Could you please elaborate more on this?
In larger projects, especially with lots of contributors, I found that you'll want to practice some level of defensive programming because code review can only catch so many errors. In other words, you'll want to make sure that parts of your program only talk to each other via "sanctioned" APIs. Go makes this difficult because anything in the same folder can access data in structures defined in the same folder.
For example, the Kubernets backend for ContainerSSH (https://github.com/ContainerSSH/libcontainerssh/tree/main/in...) has two parts, one dealing with the integration with the rest of ContainerSSH, while the other deals with Kubernetes. In order to provide some level of separation, we added an interface in the middle to document the package-internal API somewhat: https://github.com/ContainerSSH/libcontainerssh/blob/main/in... However, this is suboptimal and leads to unnecessary boilerplate code.

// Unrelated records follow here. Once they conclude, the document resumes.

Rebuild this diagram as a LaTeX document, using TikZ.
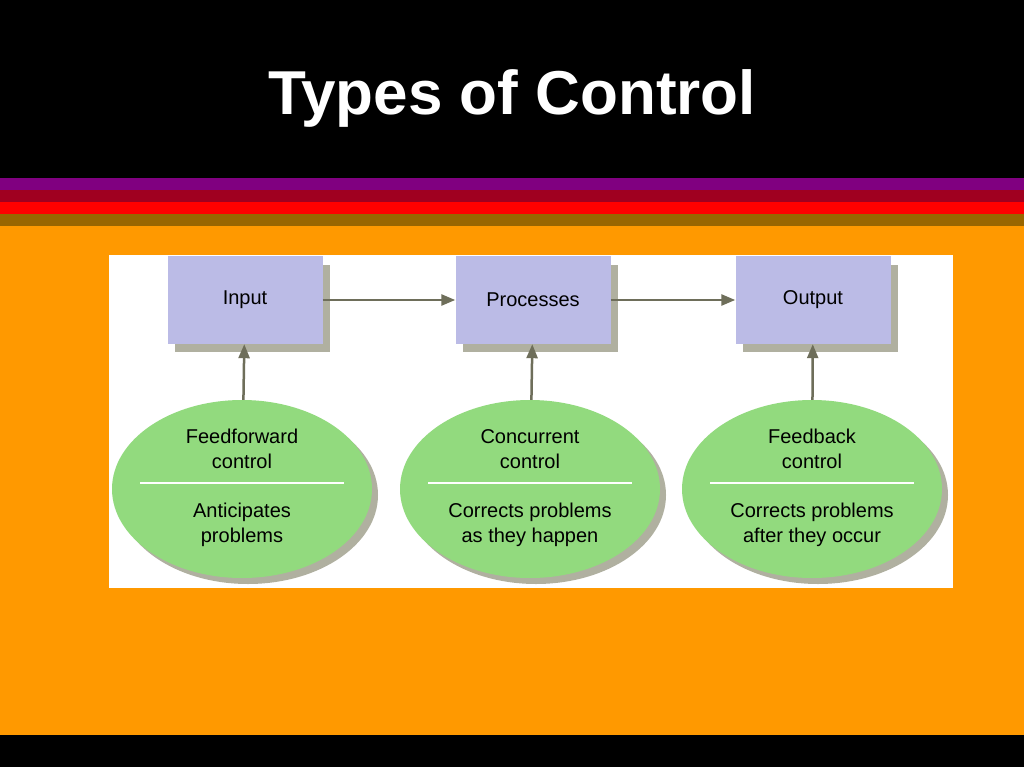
\documentclass[tikz,border=0pt]{standalone}
\usepackage{fontspec}
\setmainfont{Liberation Sans}
\usetikzlibrary{shapes.geometric, arrows.meta, positioning}
\definecolor{stripepurple}{HTML}{800080}
\definecolor{stripewine}{HTML}{A00020}
\definecolor{stripered}{HTML}{FF0000}
\definecolor{stripebrown}{HTML}{996600}
\definecolor{slideorange}{HTML}{FF9900}
\definecolor{boxlav}{HTML}{BBBBE6}
\definecolor{ovalgreen}{HTML}{92DA7E}
\definecolor{arrowgray}{HTML}{6E6E5A}
\definecolor{shadowgray}{HTML}{B0B0A0}

\begin{document}
\begin{tikzpicture}[
    x=1pt, y=-1pt,
    stagebox/.style={fill=boxlav, minimum width=155pt, minimum height=88pt, font=\fontsize{20}{24}\selectfont, inner sep=0pt},
    ctrloval/.style={ellipse, fill=ovalgreen, minimum width=260pt, minimum height=178pt, inner sep=0pt},
    ovaltext/.style={font=\fontsize{20}{25}\selectfont, align=center},
    flow/.style={-{Triangle[length=14pt, width=11pt]}, arrowgray, line width=2.5pt}
  ]
    \useasboundingbox (0,0) rectangle (1024,767);
    % Slide background
    \fill[black] (0,0) rectangle (1024,767);
    \fill[stripepurple] (0,178) rectangle (1024,190);
    \fill[stripewine] (0,190) rectangle (1024,202);
    \fill[stripered] (0,202) rectangle (1024,214);
    \fill[stripebrown] (0,214) rectangle (1024,226);
    \fill[slideorange] (0,226) rectangle (1024,735);
    \fill[white] (109,255) rectangle (953,588);
    \node[font=\fontsize{62}{70}\selectfont\bfseries, text=white] (title) at (512,98) {Types of Control};

    % Stages with shadows
    \foreach \x/\name/\txt in {245/input/Input, 533/proc/Processes, 813/output/Output} {
      \fill[shadowgray] (\x-70,265) rectangle (\x+85,352);
      \node[stagebox] (\name) at (\x,300) {\txt};
    }

    % Control ovals with shadows
    \foreach \x/\name/\uptxt/\lowtxt in {242/ff/{Feedforward\\control}/{Anticipates\\problems},
        530/cc/{Concurrent\\control}/{Corrects problems\\as they happen},
        812/fb/{Feedback\\control}/{Corrects problems\\after they occur}} {
      \fill[shadowgray] (\x+6,495) ellipse [x radius=130pt, y radius=89pt];
      \node[ctrloval] (\name) at (\x,489) {};
      \draw[white, line width=2pt] (\x-102,483) -- (\x+102,483);
      \node[ovaltext] (\name top) at (\x,449) {\uptxt};
      \node[ovaltext] (\name bot) at (\x,525) {\lowtxt};
    }

    \draw[flow] (input) -- (proc);
    \draw[flow] (proc) -- (output);
    \draw[flow] (ff) -- (input);
    \draw[flow] (cc) -- (proc);
    \draw[flow] (fb) -- (output);
  \end{tikzpicture}
\end{document}
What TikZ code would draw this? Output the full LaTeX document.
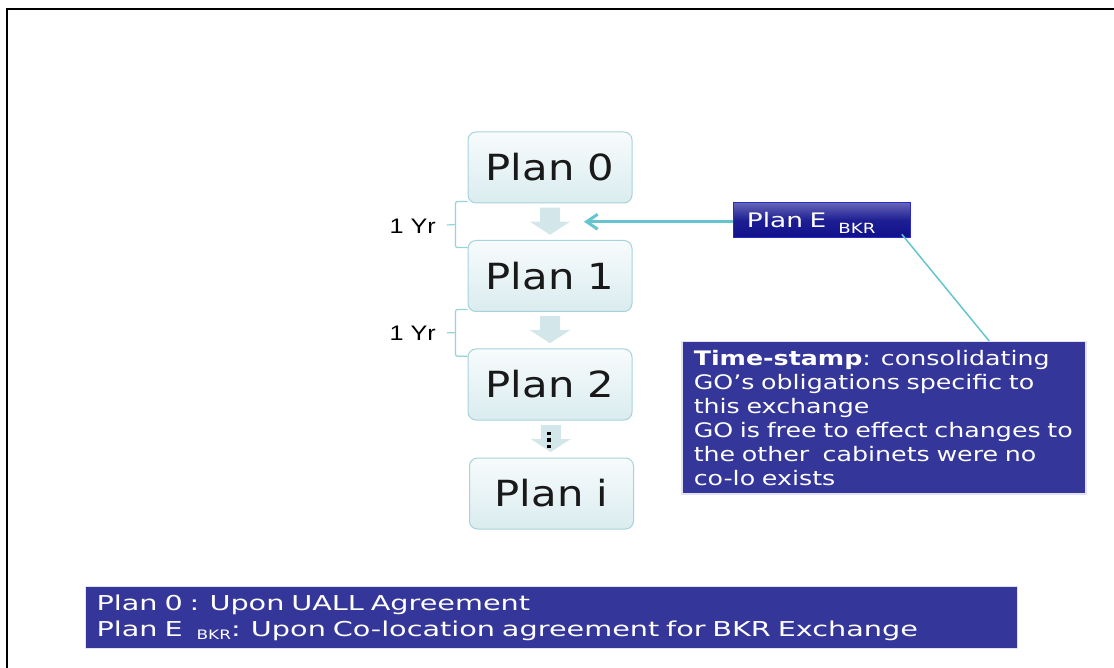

You could, of course, forego the interface, but that would mean that code reviewers would have to make sure nobody is taking the easy route and messing with the internal state of a struct that they have no business messing with. In other words, you'd want some level of encapsulation which is not easily doable in Go.
In other languages you have much more granular visibility options, either in an OOP way (private, protected, public, package-private, friend classes, etc), or by providing things like header files that describe an interface between parts of the application.